• _STATED GOAL_: Scan the data below and pick out the lines containing the word "this".

• _RECORD EXCERPTS_:
=======

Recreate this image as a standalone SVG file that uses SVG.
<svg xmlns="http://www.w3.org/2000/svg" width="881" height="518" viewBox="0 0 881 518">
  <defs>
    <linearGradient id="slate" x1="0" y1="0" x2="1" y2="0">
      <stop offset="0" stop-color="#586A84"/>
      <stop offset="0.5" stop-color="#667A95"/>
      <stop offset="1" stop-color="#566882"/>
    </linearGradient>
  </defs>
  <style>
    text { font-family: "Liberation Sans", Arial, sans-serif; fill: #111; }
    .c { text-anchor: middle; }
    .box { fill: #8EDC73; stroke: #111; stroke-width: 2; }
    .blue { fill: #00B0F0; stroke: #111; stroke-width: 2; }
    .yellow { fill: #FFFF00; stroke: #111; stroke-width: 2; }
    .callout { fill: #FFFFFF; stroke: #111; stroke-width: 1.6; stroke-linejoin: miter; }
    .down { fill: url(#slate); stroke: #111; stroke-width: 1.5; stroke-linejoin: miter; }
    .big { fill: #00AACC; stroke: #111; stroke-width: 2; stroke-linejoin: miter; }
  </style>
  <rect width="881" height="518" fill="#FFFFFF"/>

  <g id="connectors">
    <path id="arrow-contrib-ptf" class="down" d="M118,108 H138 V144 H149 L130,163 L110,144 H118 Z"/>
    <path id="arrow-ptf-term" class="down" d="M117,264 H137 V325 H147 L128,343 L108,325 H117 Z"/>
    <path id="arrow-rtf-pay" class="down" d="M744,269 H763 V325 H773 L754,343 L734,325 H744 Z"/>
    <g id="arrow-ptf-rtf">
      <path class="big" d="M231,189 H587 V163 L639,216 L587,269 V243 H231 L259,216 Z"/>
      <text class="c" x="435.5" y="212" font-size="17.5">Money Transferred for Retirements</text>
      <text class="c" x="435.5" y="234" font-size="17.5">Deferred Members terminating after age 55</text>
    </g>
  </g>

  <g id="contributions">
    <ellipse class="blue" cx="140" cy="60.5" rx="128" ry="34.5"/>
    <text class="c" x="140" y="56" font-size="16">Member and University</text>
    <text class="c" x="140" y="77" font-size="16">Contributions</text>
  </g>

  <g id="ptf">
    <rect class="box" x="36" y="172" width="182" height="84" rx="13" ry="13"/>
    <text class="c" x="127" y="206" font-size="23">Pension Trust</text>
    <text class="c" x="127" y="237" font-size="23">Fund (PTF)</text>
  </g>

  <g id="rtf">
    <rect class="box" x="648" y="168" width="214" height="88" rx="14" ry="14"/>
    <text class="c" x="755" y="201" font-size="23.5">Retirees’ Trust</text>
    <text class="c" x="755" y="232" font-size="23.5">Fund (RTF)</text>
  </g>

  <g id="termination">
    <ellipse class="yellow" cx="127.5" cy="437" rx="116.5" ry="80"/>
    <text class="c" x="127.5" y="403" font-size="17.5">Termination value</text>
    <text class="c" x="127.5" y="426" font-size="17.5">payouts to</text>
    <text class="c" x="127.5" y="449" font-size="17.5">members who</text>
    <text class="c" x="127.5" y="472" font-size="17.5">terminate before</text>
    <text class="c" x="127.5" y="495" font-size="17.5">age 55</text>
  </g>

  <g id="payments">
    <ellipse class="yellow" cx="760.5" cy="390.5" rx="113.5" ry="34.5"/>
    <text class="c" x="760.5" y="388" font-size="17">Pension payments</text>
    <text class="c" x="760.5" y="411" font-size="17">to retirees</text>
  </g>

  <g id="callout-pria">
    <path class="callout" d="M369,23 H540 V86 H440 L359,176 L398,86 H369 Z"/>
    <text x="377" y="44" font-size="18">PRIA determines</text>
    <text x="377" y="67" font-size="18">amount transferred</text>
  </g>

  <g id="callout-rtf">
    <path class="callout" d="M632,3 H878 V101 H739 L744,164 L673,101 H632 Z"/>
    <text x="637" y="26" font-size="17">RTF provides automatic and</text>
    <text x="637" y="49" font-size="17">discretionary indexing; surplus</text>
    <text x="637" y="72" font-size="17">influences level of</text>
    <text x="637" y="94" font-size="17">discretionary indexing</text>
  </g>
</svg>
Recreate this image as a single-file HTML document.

=======

• _COMPLETED TASK_:
Recreate this image as a standalone SVG file that uses SVG.
Recreate this image as a single-file HTML document.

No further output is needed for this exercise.